Sunday, January 23, 2011



LATE UPDATE: A photograph of two dogs who match the description of the pair who killed the goat near Elena Lane is posted on the Deerhorn Valley website.

Near Elena Lane off Deerhorn Valley Rd. two large dogs attacked and killed a neighbor's goat this week. This was in broad daylight and in front of two witnesses out for a late-morning walk. They described them this way:
Dog One: black with longish hair;
Dog Two: short-haired, "blond" -face like a great dane/pitbull mix.

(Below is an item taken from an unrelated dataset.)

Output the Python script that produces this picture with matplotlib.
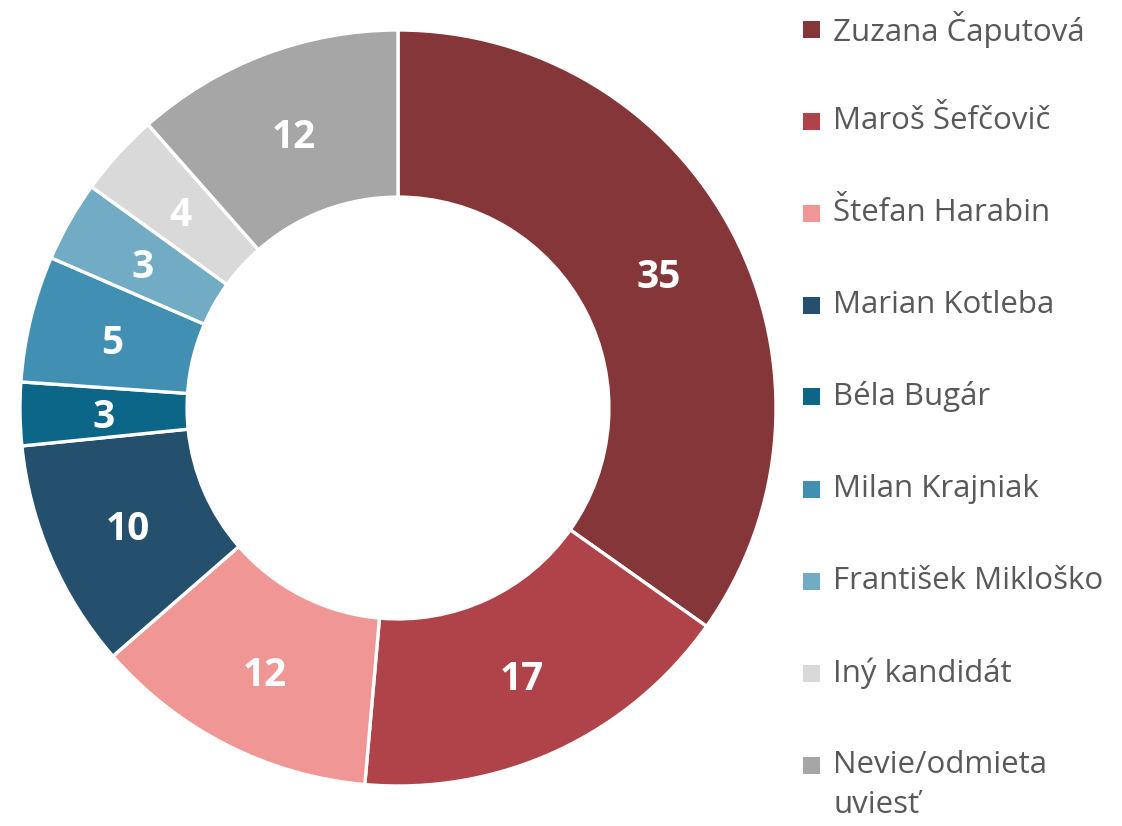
import matplotlib.pyplot as plt
from matplotlib.patches import Rectangle

plt.rcParams['font.family'] = ['Open Sans', 'DejaVu Sans']

candidates = ["Zuzana Čaputová", "Maroš Šefčovič", "Štefan Harabin", "Marian Kotleba",
              "Béla Bugár", "Milan Krajniak", "František Mikloško", "Iný kandidát",
              "Nevie/odmieta\nuviesť"]
# shares; labels are the rounded numbers shown
shares = [34.8, 16.6, 12.2, 9.8, 2.7, 5.4, 3.45, 3.55, 11.5]
labels = [35, 17, 12, 10, 3, 5, 3, 4, 12]
colors = ["#843638", "#B04349", "#F09694", "#24506E", "#0B6687",
          "#4190B3", "#72ABC4", "#D9D9D9", "#A6A6A6"]

W, H = 1122, 826
fig = plt.figure(figsize=(W / 100, H / 100), dpi=100)

cx, cy, R = 398, 408, 378
ax = fig.add_axes([(cx - R) / W, (H - cy - R) / H, 2 * R / W, 2 * R / H])
ax.set_aspect('equal')

wedges, texts = ax.pie(shares, colors=colors, startangle=90, counterclock=False,
                       radius=1, labels=[str(v) for v in labels], labeldistance=0.778,
                       wedgeprops=dict(width=0.442, edgecolor='white', linewidth=2.4),
                       textprops=dict(color='white', fontsize=28, fontweight='bold',
                                      ha='center', va='center'))
for t in texts:
    x, y = t.get_position()
    t.set_position((x, y - 5 / R))
ax.set_xlim(-1, 1)
ax.set_ylim(-1, 1)

# legend drawn by hand so the wrapped label keeps its marker on the first line
y0, step, sq, line_h = 29, 92, 17, 40
for i, (name, c) in enumerate(zip(candidates, colors)):
    y = y0 + i * step
    fig.patches.append(Rectangle((803 / W, (H - y - sq / 2) / H), sq / W, sq / H,
                                 transform=fig.transFigure, facecolor=c, edgecolor='none'))
    for k, line in enumerate(name.split('\n')):
        fig.text(833 / W, (H - y - k * line_h) / H, line, fontsize=22.5, color='#595959',
                 ha='left', va='center')

fig.savefig("out.png", dpi=100)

Later the same day a young sheep was killed by two dogs matching this description near Honey Springs Rd. and Barber Mountain Road (the dirt road that runs east from Honey Springs across Mt. Elena west to Barber Mtn).
Most vets and experts will agree that once dogs pack and kill for sport, they will continue to do so. If they have attacked a herd in the past, they will typically come back to finish off the rest.
When we first moved to Deerhorn years ago, the Peterson's had lost some livestock to a dog attack.  Danny Lawson from up on Mother Grundy found that one of his dogs, a sweet airdale/poodle mix, was a part of the kill.  Danny loved that dog, but immediately took him down to be euthanized.  He told us, with tears in his eyes, that once a dog begins to kill for sport, he'll not stop; when a pack forms, kill instincts take over.  Pets will usually feed very little on their prey, unlike feral dogs or coyotes.
Dog tracks are typically rounder and less symmetrical.  Coyote tracks are identified by an "X" shape formed by the spaces between the pads.
COYOTE TRACKS: Usually narrower, and make a distinctive X (follow the space between toe 1-2 and toe 3-4 down around the bottom pad)

DOG TRACKS: Usually rounder, no X-pattern

KEEP YOUR DOGS CONFINED.... Most livestock owners will (legally) shoot attacking dogs on sight.  Litigation will result in costly fines ($5,000 and up), court costs, and settlement to the owners for lost and damaged animals.  If you have livestock, especially goats and sheep, check to see that their pens are secure.  Dogs will both jump and tunnel under fences to get at prey.